**Aim of the exercise**
Begin with the first line and repeat exactly through the line containing "margin.top - margin.bottom;"; leave every image out.

**Data provided**

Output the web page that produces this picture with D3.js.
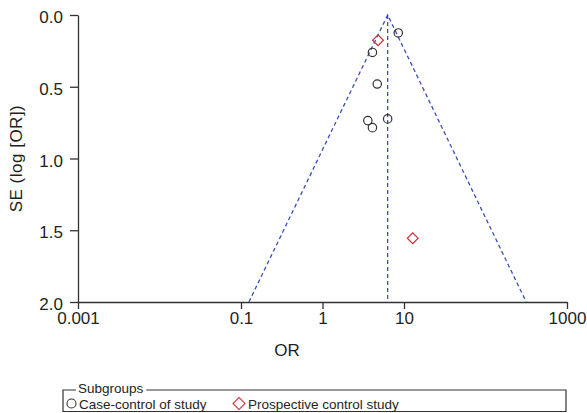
<!DOCTYPE html>
<html lang="en">
<head>
  <meta charset="UTF-8">
  <title>Funnel plot - SE(log OR) vs OR</title>
  <script src="https://d3js.org/d3.v7.min.js"></script>
  <style>
    body {
      margin: 0;
      background: #fff;
      font-family: "Liberation Sans", Arial, Helvetica, sans-serif;
    }
    .axis path, .axis line {
      stroke: #333;
      stroke-width: 1.3px;
    }
    .axis text {
      font-size: 17px;
      fill: #231f20;
    }
    .title {
      font-size: 17px;
      fill: #231f20;
    }
    .funnel {
      fill: none;
      stroke: #3d4fb5;
      stroke-width: 1.3px;
      stroke-dasharray: 4 3;
    }
    .legend text {
      font-size: 13.5px;
      fill: #231f20;
    }
  </style>
</head>
<body>
  <svg id="chart" width="587" height="413"></svg>

  <script>
    // values
    const caseControlOR = [8.5, 4.1, 4.7, 3.6, 4.1, 6.3];
    const caseControlSE = [0.125, 0.261, 0.481, 0.736, 0.785, 0.724];
    const prospectiveOR = [4.8, 12.8];
    const prospectiveSE = [0.176, 1.556];
    const pooledOR = 6.3;
    const funnelBottomOR = [0.125, 316];   // 95% limits at SE = 2.0
    const xTicks = [0.001, 0.1, 1, 10, 1000];
    const yTicks = [0, 0.5, 1.0, 1.5, 2.0];
    const groupNames = ["Case-control of study", "Prospective control study"];

    const svg = d3.select("#chart"),
          margin = {top: 15, right: 20, bottom: 111, left: 78},
          width = +svg.attr("width") - margin.left - margin.right,
          height = +svg.attr("height") - margin.top - margin.bottom;

    const g = svg.append("g")
      .attr("transform", `translate(${margin.left},${margin.top})`);

    const x = d3.scaleLog().domain([0.001, 1000]).range([0, width]);
    const y = d3.scaleLinear().domain([0, 2]).range([0, height]);

    // axes
    g.append("g")
      .attr("class", "axis")
      .attr("transform", `translate(0,${height})`)
      .call(d3.axisBottom(x).tickValues(xTicks).tickFormat(d => String(d))
        .tickSize(7).tickPadding(3).tickSizeOuter(0));

    g.append("g")
      .attr("class", "axis")
      .call(d3.axisLeft(y).tickValues(yTicks).tickFormat(d3.format(".1f"))
        .tickSize(8).tickPadding(7).tickSizeOuter(0))
      .selectAll("text").attr("dy", "0.45em");

    // axis titles
    svg.append("text")
      .attr("class", "title")
      .attr("x", 287)
      .attr("y", 356)
      .attr("text-anchor", "middle")
      .text("OR");

    svg.append("text")
      .attr("class", "title")
      .attr("transform", `translate(22,${margin.top + height / 2}) rotate(-90)`)
      .attr("text-anchor", "middle")
      .style("letter-spacing", "0.5px")
      .text("SE (log [OR])");

    // funnel and pooled estimate
    g.append("line")
      .attr("class", "funnel")
      .attr("x1", x(pooledOR)).attr("y1", y(0))
      .attr("x2", x(pooledOR)).attr("y2", y(2));

    g.append("path")
      .attr("class", "funnel")
      .attr("d", d3.line()([
        [x(funnelBottomOR[0]), y(2)],
        [x(pooledOR), y(0)],
        [x(funnelBottomOR[1]), y(2)]
      ]));

    // studies
    const caseControl = caseControlOR.map((or, i) => ({or, se: caseControlSE[i]}));
    const prospective = prospectiveOR.map((or, i) => ({or, se: prospectiveSE[i]}));

    g.selectAll(".cc")
      .data(caseControl)
      .enter().append("circle")
      .attr("class", "cc")
      .attr("cx", d => x(d.or))
      .attr("cy", d => y(d.se))
      .attr("r", 4.2)
      .attr("fill", "none")
      .attr("stroke", "#333")
      .attr("stroke-width", 1.2);

    const diamond = d3.symbol().type(d3.symbolSquare).size(58);

    g.selectAll(".pc")
      .data(prospective)
      .enter().append("path")
      .attr("class", "pc")
      .attr("d", diamond)
      .attr("transform", d => `translate(${x(d.or)},${y(d.se)}) rotate(45)`)
      .attr("fill", "none")
      .attr("stroke", "#c8323c")
      .attr("stroke-width", 1.2);

    // legend
    const legend = svg.append("g").attr("class", "legend");
    const lx0 = 63, lx1 = 566, ly0 = 390, ly1 = 411.5;

    const subTitle = legend.append("text")
      .attr("x", 78)
      .attr("y", 393)
      .text("Subgroups");
    const tw = subTitle.node().getComputedTextLength();

    legend.append("path")
      .attr("d", `M76,${ly0}H${lx0}V${ly1}H${lx1}V${ly0}H${78 + tw + 3}`)
      .attr("fill", "none")
      .attr("stroke", "#333")
      .attr("stroke-width", 1.2);

    legend.append("circle")
      .attr("cx", 71.5).attr("cy", 403.5).attr("r", 4.5)
      .attr("fill", "none").attr("stroke", "#333").attr("stroke-width", 1.1);
    legend.append("text").attr("x", 79).attr("y", 408.5).text(groupNames[0]);

    legend.append("path")
      .attr("d", d3.symbol().type(d3.symbolSquare).size(72))
      .attr("transform", "translate(239,403.5) rotate(45)")
      .attr("fill", "none").attr("stroke", "#c8323c").attr("stroke-width", 1.1);
    legend.append("text").attr("x", 248).attr("y", 408.5).text(groupNames[1]);
  </script>
</body>
</html>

**Answer to the task**
Output the web page that produces this picture with D3.js.
<!DOCTYPE html>
<html lang="en">
<head>
  <meta charset="UTF-8">
  <title>Funnel plot - SE(log OR) vs OR</title>
  <script src="https://d3js.org/d3.v7.min.js"></script>
  <style>
    body {
      margin: 0;
      background: #fff;
      font-family: "Liberation Sans", Arial, Helvetica, sans-serif;
    }
    .axis path, .axis line {
      stroke: #333;
      stroke-width: 1.3px;
    }
    .axis text {
      font-size: 17px;
      fill: #231f20;
    }
    .title {
      font-size: 17px;
      fill: #231f20;
    }
    .funnel {
      fill: none;
      stroke: #3d4fb5;
      stroke-width: 1.3px;
      stroke-dasharray: 4 3;
    }
    .legend text {
      font-size: 13.5px;
      fill: #231f20;
    }
  </style>
</head>
<body>
  <svg id="chart" width="587" height="413"></svg>

  <script>
    // values
    const caseControlOR = [8.5, 4.1, 4.7, 3.6, 4.1, 6.3];
    const caseControlSE = [0.125, 0.261, 0.481, 0.736, 0.785, 0.724];
    const prospectiveOR = [4.8, 12.8];
    const prospectiveSE = [0.176, 1.556];
    const pooledOR = 6.3;
    const funnelBottomOR = [0.125, 316];   // 95% limits at SE = 2.0
    const xTicks = [0.001, 0.1, 1, 10, 1000];
    const yTicks = [0, 0.5, 1.0, 1.5, 2.0];
    const groupNames = ["Case-control of study", "Prospective control study"];

    const svg = d3.select("#chart"),
          margin = {top: 15, right: 20, bottom: 111, left: 78},
          width = +svg.attr("width") - margin.left - margin.right,
          height = +svg.attr("height") - margin.top - margin.bottom;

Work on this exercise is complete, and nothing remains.